# ITEMS
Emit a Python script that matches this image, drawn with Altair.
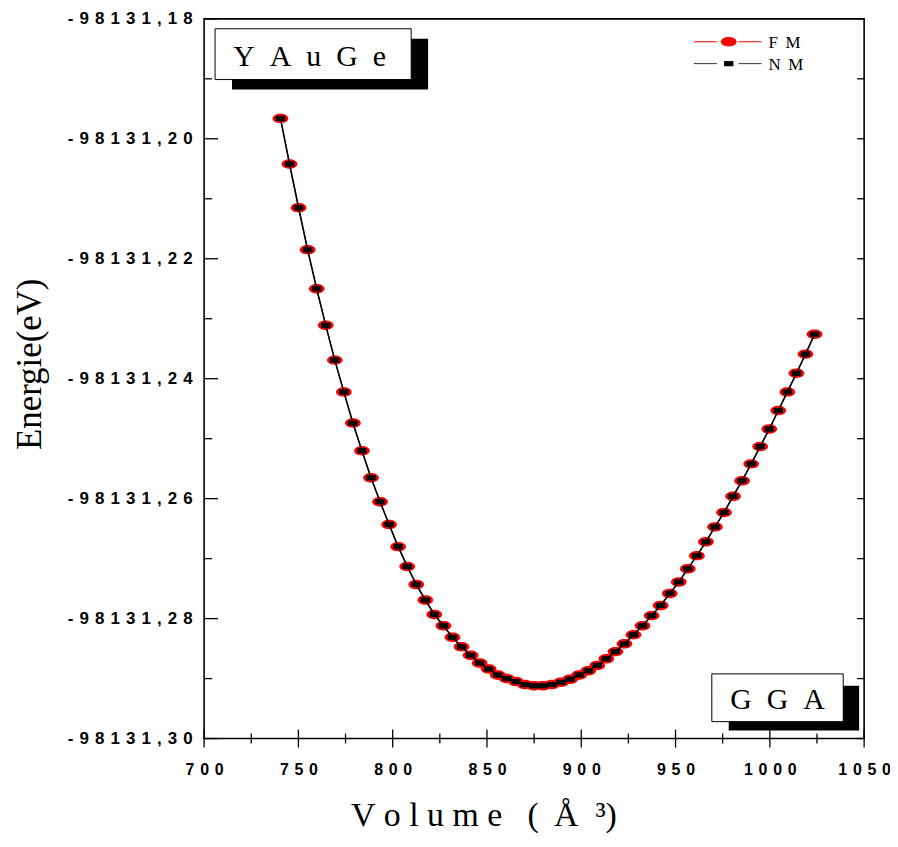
import altair as alt
import pandas as pd

# ---- data ----
volume = [740.5, 745.3, 750.1, 754.9, 759.7, 764.5, 769.3, 774.1, 778.9, 783.7,
          788.5, 793.3, 798.1, 802.9, 807.7, 812.5, 817.3, 822.1, 826.9, 831.7,
          836.5, 841.3, 846.1, 850.9, 855.7, 860.5, 865.3, 870.1, 874.9, 879.7,
          884.5, 889.3, 894.1, 898.9, 903.7, 908.5, 913.3, 918.1, 922.9, 927.7,
          932.5, 937.3, 942.1, 946.9, 951.7, 956.5, 961.3, 966.1, 970.9, 975.7,
          980.5, 985.3, 990.1, 994.9, 999.7, 1004.5, 1009.3, 1014.1, 1018.9, 1023.7]

energy_fm = [-98131.1966, -98131.2042, -98131.2115, -98131.2185, -98131.2250,
             -98131.2311, -98131.2369, -98131.2422, -98131.2474, -98131.2520,
             -98131.2565, -98131.2605, -98131.2643, -98131.2680, -98131.2713,
             -98131.2743, -98131.2769, -98131.2793, -98131.2812, -98131.2831,
             -98131.2847, -98131.2861, -98131.2874, -98131.2884, -98131.2894,
             -98131.2900, -98131.2905, -98131.2910, -98131.2912, -98131.2912,
             -98131.2910, -98131.2906, -98131.2901, -98131.2894, -98131.2887,
             -98131.2878, -98131.2867, -98131.2855, -98131.2842, -98131.2827,
             -98131.2812, -98131.2795, -98131.2778, -98131.2758, -98131.2739,
             -98131.2717, -98131.2695, -98131.2672, -98131.2647, -98131.2623,
             -98131.2596, -98131.2570, -98131.2542, -98131.2513, -98131.2484,
             -98131.2453, -98131.2422, -98131.2391, -98131.2359, -98131.2326]

# NM curve lies exactly on top of the FM curve in the picture
energy_nm = list(energy_fm)

x_major = [700, 750, 800, 850, 900, 950, 1000, 1050]
x_minor = [725, 775, 825, 875, 925, 975, 1025]
y_major = [-98131.30, -98131.28, -98131.26, -98131.24, -98131.22, -98131.20, -98131.18]
y_minor = [-98131.29, -98131.27, -98131.25, -98131.23, -98131.21, -98131.19]

series_names = ["F M", "N M"]
box_labels = ["Y A u G e", "G G A"]
y_title = "Energie(eV)"

# ---- layout ----
W, H = 663, 723
NB = "\u00a0"
TH = "\u2009"
HAIR = "\u200a"
SEP = NB + HAIR

xs = alt.Scale(domain=[700, 1050], nice=False, zero=False)
ys = alt.Scale(domain=[-98131.30, -98131.18], nice=False, zero=False)

label_common = dict(ticks=False, domain=False, grid=False, tickSize=0, labelFlush=False,
                    labelOverlap=False,
                    labelFont="Liberation Sans", labelFontWeight="bold",
                    labelColor="black", title=None)

x_axis = alt.Axis(values=x_major, labelPadding=23, labelFontSize=16,
                  labelExpr=f"join(split(format(datum.value,'d'),''),'{SEP}')",
                  **label_common)
y_axis = alt.Axis(values=y_major, labelPadding=12, labelFontSize=17,
                  labelExpr=("join(split(replace(replace(format(datum.value,'.2f'),'\u2212','-'),'.',','),''),"
                             f"'{SEP}')"),
                  **label_common)

df_fm = pd.DataFrame({"V": volume, "E": energy_fm})
df_nm = pd.DataFrame({"V": volume, "E": energy_nm})

ELLIPSE = "M -1 0 A 1 0.6 0 1 1 1 0 A 1 0.6 0 1 1 -1 0 Z"
RECT = "M -1 -0.55 L 1 -0.55 L 1 0.55 L -1 0.55 Z"

X = alt.X("V:Q", scale=xs, axis=x_axis)
Y = alt.Y("E:Q", scale=ys, axis=y_axis)

fm_line = alt.Chart(df_fm).mark_line(color="red", strokeWidth=1).encode(x=X, y=Y)
fm_pts = alt.Chart(df_fm).mark_point(shape=ELLIPSE, filled=True, size=250,
                                     color="red", opacity=1, strokeWidth=0).encode(x=X, y=Y)
nm_line = alt.Chart(df_nm).mark_line(color="black", strokeWidth=1.6).encode(x=X, y=Y)
nm_pts = alt.Chart(df_nm).mark_point(shape=RECT, filled=True, size=90,
                                     color="black", opacity=1, strokeWidth=0).encode(x=X, y=Y)

# ---- tick marks (inward / crossing) ----
Xt = alt.X("V:Q", scale=xs, title=None)
Yt = alt.Y("E:Q", scale=ys, title=None)
xmaj = alt.Chart(pd.DataFrame({"V": x_major})).mark_rule(color="black", strokeWidth=1.3).encode(
    x=Xt, y=alt.value(H - 9), y2=alt.value(H + 9))
xmin = alt.Chart(pd.DataFrame({"V": x_minor})).mark_rule(color="black", strokeWidth=1.3).encode(
    x=Xt, y=alt.value(H - 5), y2=alt.value(H + 5))
ymaj = alt.Chart(pd.DataFrame({"E": y_major})).mark_rule(color="black", strokeWidth=1.3).encode(
    y=Yt, x=alt.value(0), x2=alt.value(14))
ymin = alt.Chart(pd.DataFrame({"E": y_minor})).mark_rule(color="black", strokeWidth=1.3).encode(
    y=Yt, x=alt.value(0), x2=alt.value(8))
yright = alt.Chart(pd.DataFrame({"E": y_major + y_minor})).mark_rule(color="black", strokeWidth=1.3).encode(
    y=Yt, x=alt.value(W - 7), x2=alt.value(W))

one = pd.DataFrame({"a": [0]})


def rect(x1, x2, y1, y2, fill, stroke=None):
    kw = dict(fill=fill)
    if stroke:
        kw.update(stroke=stroke, strokeWidth=1)
    return alt.Chart(one).mark_rect(**kw).encode(
        x=alt.value(x1), x2=alt.value(x2), y=alt.value(y1), y2=alt.value(y2))


def text(s, x, y, size, font="Liberation Serif", angle=None, baseline="alphabetic", align="center"):
    kw = dict(text=s, font=font, fontSize=size, color="black", align=align, baseline=baseline)
    if angle is not None:
        kw["angle"] = angle
    return alt.Chart(one).mark_text(**kw).encode(x=alt.value(x), y=alt.value(y))


def nbsp(s, n=2):
    return s.replace(" ", NB * n)


box1 = rect(28, 225, 20, 71, "black") + rect(11, 208, 10, 61, "white", "black") + \
    text(nbsp(box_labels[0]), 106, 47, 30)
box2 = rect(527, 658, 670, 715, "black") + rect(510, 642, 658, 706, "white", "black") + \
    text(nbsp(box_labels[1]), 576, 693, 30)

# legend
leg = []
for i, (col, shape, size) in enumerate([("red", ELLIPSE, 250), ("black", RECT, 90)]):
    yy = 23 + 22 * i
    lc = "red" if i == 0 else "#333333"
    leg.append(alt.Chart(one).mark_rule(color=lc, strokeWidth=1).encode(
        x=alt.value(492), x2=alt.value(515), y=alt.value(yy)))
    leg.append(alt.Chart(one).mark_rule(color=lc, strokeWidth=1).encode(
        x=alt.value(537), x2=alt.value(560), y=alt.value(yy)))
    leg.append(alt.Chart(one).mark_point(shape=shape, filled=True, size=size, color=col,
                                         opacity=1, strokeWidth=0).encode(
        x=alt.value(527), y=alt.value(yy)))
    leg.append(text(series_names[i].replace(" ", NB + TH), 567, yy + 6, 17, align="left"))

# x title "V o l u m e ( Å ³)" with custom spacing
x_title = ("V" + NB + "o" + NB + "l" + NB + "u" + NB + "m" + NB + "e" + NB * 3 +
           "(" + NB + TH + "Å" + NB * 2 + "³)")

titles = text(y_title, -175, 347, 35, angle=270, baseline="middle") + \
    text(x_title, 281, 811, 34)

chart = alt.layer(
    fm_line, fm_pts, nm_line, nm_pts,
    xmaj, xmin, ymaj, ymin, yright,
    box1, box2, *leg, titles,
).properties(
    width=W, height=H,
    padding={"left": 197, "top": 9, "right": 26, "bottom": 99},
    autosize=alt.AutoSizeParams(type="none"),
    background="white",
).configure_view(stroke="black", strokeWidth=1.6)

chart.save("out.html", embed_options={"renderer": "svg", "actions": False})
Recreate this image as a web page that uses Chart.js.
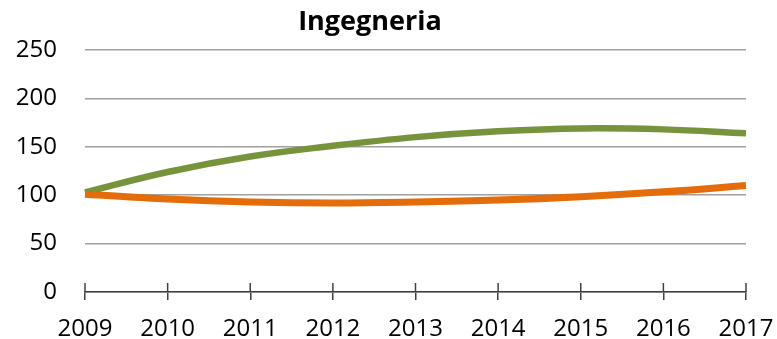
<!DOCTYPE html>
<html>

<head>
  <title>Ingegneria</title>
  <script src="https://cdn.jsdelivr.net/npm/chart.js"></script>
  <style>
    body {
      margin: 0;
      background: #fff;
    }

    .chart-wrap {
      position: relative;
      width: 777px;
      height: 339px;
    }

    .chart-title {
      position: absolute;
      left: 0;
      width: 740px;
      top: 1px;
      text-align: center;
      font-family: 'Open Sans', sans-serif;
      font-weight: bold;
      font-size: 27px;
      color: #000;
    }
  </style>
</head>

<body>
  <div class="chart-wrap">
    <div class="chart-title">Ingegneria</div>
    <canvas id="chart" width="777" height="339"></canvas>
  </div>
  <script>
    const years = ['2009', '2010', '2011', '2012', '2013', '2014', '2015', '2016', '2017'];
    const greenSeries = [103, 124, 140, 151, 160, 166, 169, 168, 164];
    const orangeSeries = [101, 96, 93, 92, 93, 95, 98.5, 103.5, 110];
    const yTicks = [0, 50, 100, 150, 200, 250];

    const labelFont = { family: 'Open Sans', size: 24 };

    // short tick marks that poke up above the x axis line
    const crossTicks = {
      id: 'crossTicks',
      afterDraw(chart) {
        const x = chart.scales.x;
        const ctx = chart.ctx;
        const bottom = chart.chartArea.bottom;
        ctx.save();
        ctx.strokeStyle = '#404040';
        ctx.lineWidth = 1.5;
        x.ticks.forEach((t, i) => {
          const px = x.getPixelForTick(i);
          ctx.beginPath();
          ctx.moveTo(px, bottom - 9);
          ctx.lineTo(px, bottom);
          ctx.stroke();
        });
        ctx.restore();
      }
    };

    new Chart(document.getElementById('chart'), {
      type: 'line',
      data: {
        labels: years,
        datasets: [{
          label: 'B',
          data: orangeSeries,
          borderColor: '#E46C0A',
          borderWidth: 7,
          pointRadius: 0,
          tension: 0.4,
          fill: false
        }, {
          label: 'A',
          data: greenSeries,
          borderColor: '#77933C',
          borderWidth: 6.5,
          pointRadius: 0,
          tension: 0.4,
          fill: false
        }]
      },
      options: {
        responsive: false,
        animation: false,
        devicePixelRatio: 1,
        layout: {
          padding: { top: 50, right: 0, left: 0, bottom: 0 }
        },
        plugins: {
          legend: { display: false },
          title: { display: false },
          tooltip: { enabled: false }
        },
        scales: {
          x: {
            offset: false,
            grid: {
              drawOnChartArea: false,
              tickLength: 8,
              color: '#404040',
              lineWidth: 1.5
            },
            border: { color: '#404040', width: 1.5 },
            ticks: {
              font: labelFont,
              color: '#000',
              padding: 15,
              maxRotation: 0,
              autoSkip: false
            },
            afterFit(s) {
              s.height = 47;
              s.paddingRight = 31;
            }
          },
          y: {
            min: 0,
            max: 250,
            afterBuildTicks(s) { s.ticks = yTicks.map(v => ({ value: v })); },
            grid: {
              color: '#a0a0a0',
              lineWidth: 1.5,
              drawTicks: false
            },
            border: { display: false },
            ticks: {
              font: labelFont,
              color: '#000',
              padding: 28
            },
            afterFit(s) { s.width = 85; }
          }
        }
      },
      plugins: [crossTicks]
    });
  </script>
</body>

</html>
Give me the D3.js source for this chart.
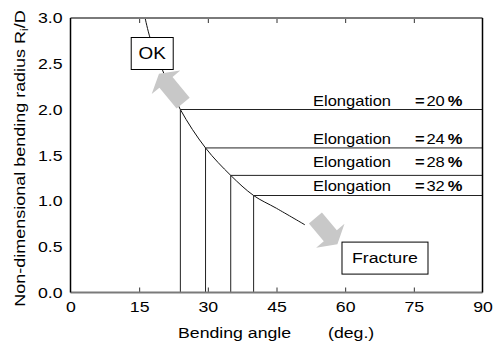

# EXERCISE DESCRIPTION
Exactly reproduce the run of lines from the start of the listing through the line with "import pandas as pd", inclusive; pictures are not copied.

# SOLVED EXERCISE
Emit a Python script that matches this image, drawn with Altair.
import altair as alt
import pandas as pd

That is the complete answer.